As the year comes to a close, many publications are looking back on the year and assessing our nation’s food safety system. From the Wall Street Journal to USA Today and Reuters, everyone has something to say about the American food supply.
The Wall Street Journal focused today on the USDA and the number of E. coli outbreaks in 2007. Bill Tomson wrote about the Topps E. coli outbreak and the impact it has had on USDA’s food safety policies:
It took one of the largest-ever beef recalls — 21.7 million pounds of frozen hamburger patties linked to severe illnesses — in 2007 to make USDA officials question whether beef processors around the country were following safety guidelines when it came to E. coli contamination. The New Jersey-based Topps Meat Co., the producer behind the massive recall, certainly wasn’t, USDA officials said.
"When we sent food-safety assessors into the Topps plant, we found that their policies they had in place were not being followed nearly as vigorously as they had been just two years ago when we did a food-safety assessment in the same plant," USDA Under Secretary for Food Safety Richard Raymond said in an interview.
The Topps event led to several tough questions. The first was whether the Topps situation was unique.
"We don’t know if Topps was the tip of the iceberg and other plants have gotten sloppy, or Topps was kind of an isolated incident," Mr. Raymond said.
USA Today focused on under-funding at the FDA and what that means for American consumers purchasing food products regulated by FDA. Julie Schmidt wrote:
The appropriation is 12% more than the agency got for food safety in fiscal 2007. But half the increase will be eaten up by annual cost increases, including pay raises, and the FDA won’t get the other half until July — and only then if it has a performance plan in place that lawmakers find adequate.

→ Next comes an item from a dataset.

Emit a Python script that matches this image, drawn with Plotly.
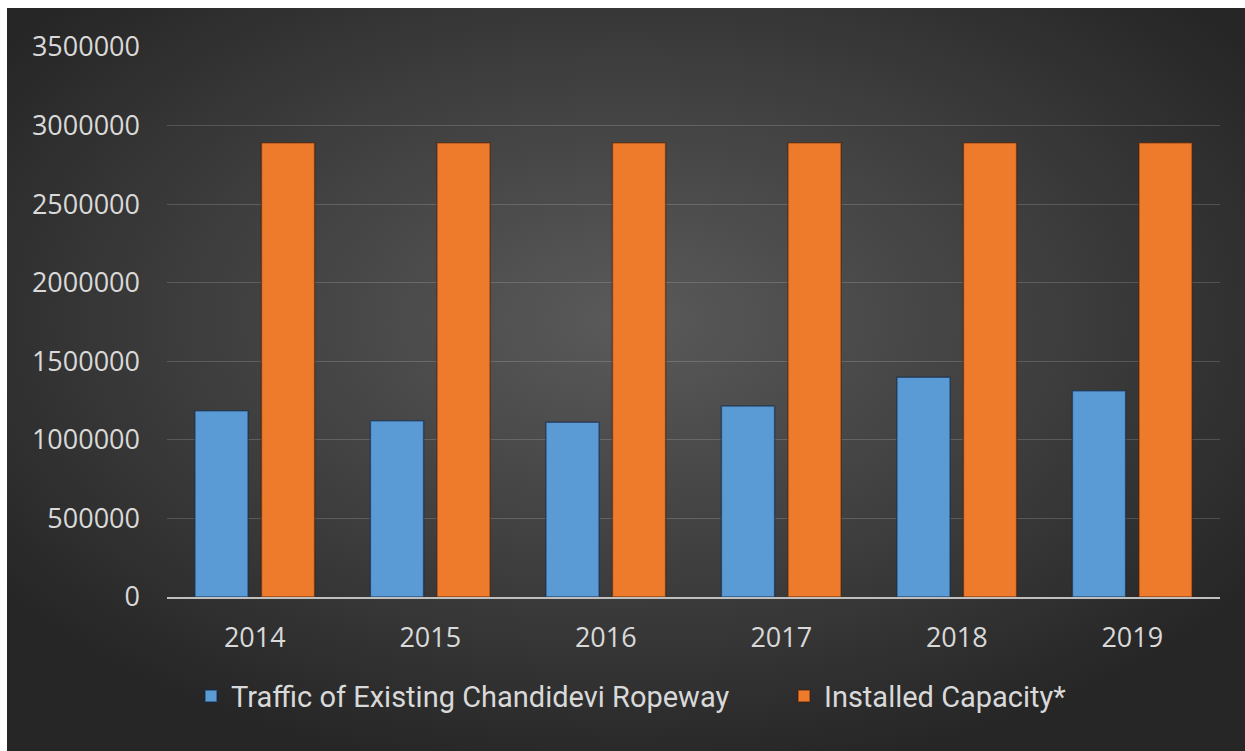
import base64
import plotly.graph_objects as go

years = ["2014", "2015", "2016", "2017", "2018", "2019"]
traffic = [1186000, 1121000, 1112000, 1216000, 1398000, 1313000]
capacity = [2890000, 2890000, 2890000, 2890000, 2890000, 2890000]
series_names = ["Traffic of Existing Chandidevi Ropeway", "Installed Capacity*"]
y_ticks = [0, 500000, 1000000, 1500000, 2000000, 2500000, 3000000, 3500000]

W, H = 1245, 751
ML, MR, MT, MB = 167, 25, 47, 154
PW, PH = W - ML - MR, H - MT - MB
BORDER_L, BORDER_T = 7, 8

svg = f'''<svg xmlns="http://www.w3.org/2000/svg" width="{W-BORDER_L}" height="{H-BORDER_T}" viewBox="0 0 {W-BORDER_L} {H-BORDER_T}" preserveAspectRatio="none">
<defs><radialGradient id="g" cx="50%" cy="42%" r="62%" fx="50%" fy="42%">
<stop offset="0" stop-color="#5a5a5a"/><stop offset="0.55" stop-color="#3e3e3e"/><stop offset="1" stop-color="#262626"/>
</radialGradient></defs>
<rect width="100%" height="100%" fill="url(#g)"/></svg>'''
src = "data:image/svg+xml;base64," + base64.b64encode(svg.encode()).decode()

fig = go.Figure()
fig.add_trace(go.Bar(
    x=years, y=traffic, name=series_names[0], legend="legend",
    marker=dict(color="#5b9bd5", line=dict(color="rgba(20,40,70,0.6)", width=1.5)),
))
fig.add_trace(go.Bar(
    x=years, y=capacity, name=series_names[1], legend="legend2",
    marker=dict(color="#ee7a2c", line=dict(color="rgba(60,25,5,0.5)", width=1.5)),
))

fig.add_layout_image(dict(
    source=src, xref="paper", yref="paper",
    x=(BORDER_L - ML) / PW, y=(H - MB - BORDER_T) / PH,
    sizex=(W - BORDER_L) / PW, sizey=(H - BORDER_T) / PH,
    xanchor="left", yanchor="top", sizing="stretch", layer="below",
))

tick_font = dict(family="Open Sans, Segoe UI, sans-serif", size=27, color="#d9d9d9")
legend_font = dict(family="Roboto, sans-serif", size=29, color="#d9d9d9")
legend_common = dict(
    orientation="h", xref="container", yref="container",
    xanchor="left", y=0.073, yanchor="middle",
    font=legend_font, bgcolor="rgba(0,0,0,0)",
)

fig.update_layout(
    width=W, height=H,
    margin=dict(l=ML, r=MR, t=MT, b=MB),
    paper_bgcolor="white",
    plot_bgcolor="rgba(0,0,0,0)",
    barmode="group",
    bargap=0.242,
    bargroupgap=0.2,
    showlegend=True,
    legend=dict(x=191 / W, **legend_common),
    legend2=dict(x=784 / W, **legend_common),
    xaxis=dict(
        type="category", tickfont=tick_font, showgrid=False,
        showline=True, linecolor="#bfbfbf", linewidth=2,
        ticks="", ticklabelstandoff=16,
    ),
    yaxis=dict(
        range=[0, 3500000], tickvals=y_ticks, ticktext=[str(v) for v in y_ticks],
        tickfont=tick_font, showgrid=True, gridcolor="rgba(255,255,255,0.16)", gridwidth=1,
        zeroline=False, showline=False, ticks="", ticklabelstandoff=26,
    ),
)

fig.write_html("out.html")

"In the budget climate we’re in, any increase is better than nothing," says Scott Faber of the Grocery Manufacturers Association, which represents foodmakers. "But we’re disappointed and surprised in light of soaring imports and declining consumer confidence." A broad coalition of groups, including the GMA, have pushed for bigger food-safety increases in the past year because of a string of high-profile food recalls. The Coalition for a Stronger FDA, which includes three former secretaries of Health and Human Services, which oversees the FDA, has sought 15% increases for the FDA for each of the next five years.

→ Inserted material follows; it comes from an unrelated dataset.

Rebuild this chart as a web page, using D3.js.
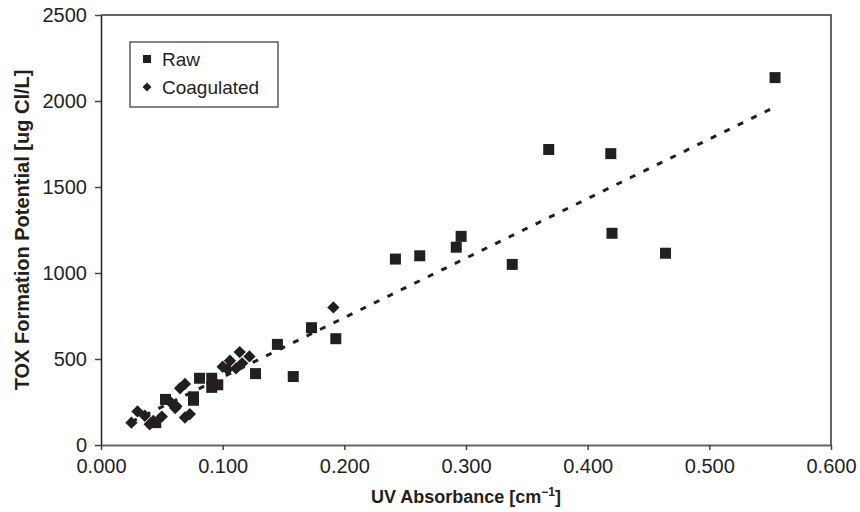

And Reuters carried an article about foods imported from China and Americans’ worries about foodborne illness coming from Chinese imports. Missy Ryan wrote:
China is struggling to meet food safety demands from trading partners as it slowly modernizes a food production system still rooted in small-scale family farms, U.S. and Chinese officials said on Tuesday.

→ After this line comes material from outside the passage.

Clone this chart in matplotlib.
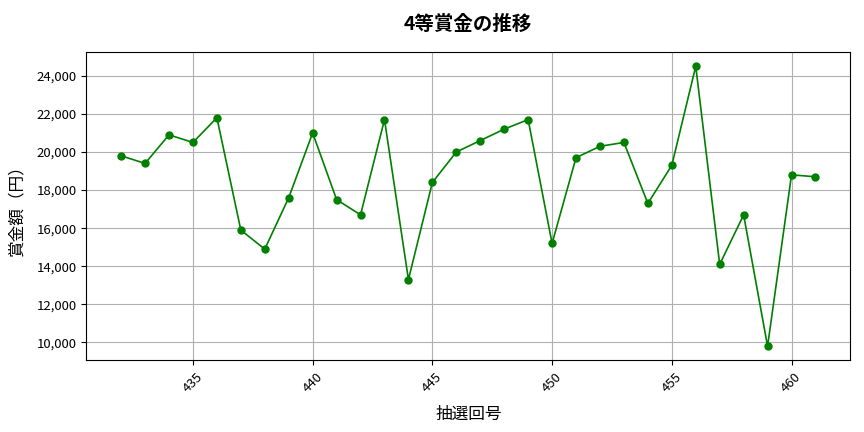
import matplotlib
matplotlib.use("Agg")
import matplotlib.pyplot as plt
from matplotlib.ticker import FuncFormatter

plt.rcParams['font.family'] = ['Noto Sans CJK JP', 'DejaVu Sans']

draws = list(range(432, 462))
prizes = [19800, 19400, 20900, 20500, 21800, 15900, 14900, 17600, 21000, 17500,
          16700, 21700, 13300, 18400, 20000, 20600, 21200, 21700, 15200, 19700,
          20300, 20500, 17300, 19300, 24500, 14100, 16700, 9800, 18800, 18700]

title = '4等賞金の推移'
xlabel = '抽選回号'
ylabel = '賞金額（円）'

fig, ax = plt.subplots(figsize=(8.64, 4.32), dpi=100)
ax.plot(draws, prizes, color='green', marker='o', markersize=5, linewidth=1.2)
ax.set_title(title, fontsize=14, fontweight='bold', pad=16)
ax.set_xlabel(xlabel, fontsize=12, labelpad=8)
ax.set_ylabel(ylabel, fontsize=12, labelpad=8)
ax.yaxis.set_major_formatter(FuncFormatter(lambda v, p: f'{int(v):,}'))
ax.grid(True, color='#b0b0b0', linewidth=0.8)
plt.setp(ax.get_xticklabels(), rotation=45)
ax.tick_params(labelsize=9.5)
fig.subplots_adjust(left=0.1, right=0.984, top=0.879, bottom=0.166)
fig.savefig('out.png', dpi=100)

"China is a country in economic transition and it has a mixture of traditional problems and modern problems that both coexist," Wu Yongning, an official at the Chinese Center for Disease Control and Prevention, said in a seminar on food safety at a Washington think tank.
Those problems, he said, now range from improper food preparation on family-run farms to shortcuts taken on industrial chicken farms.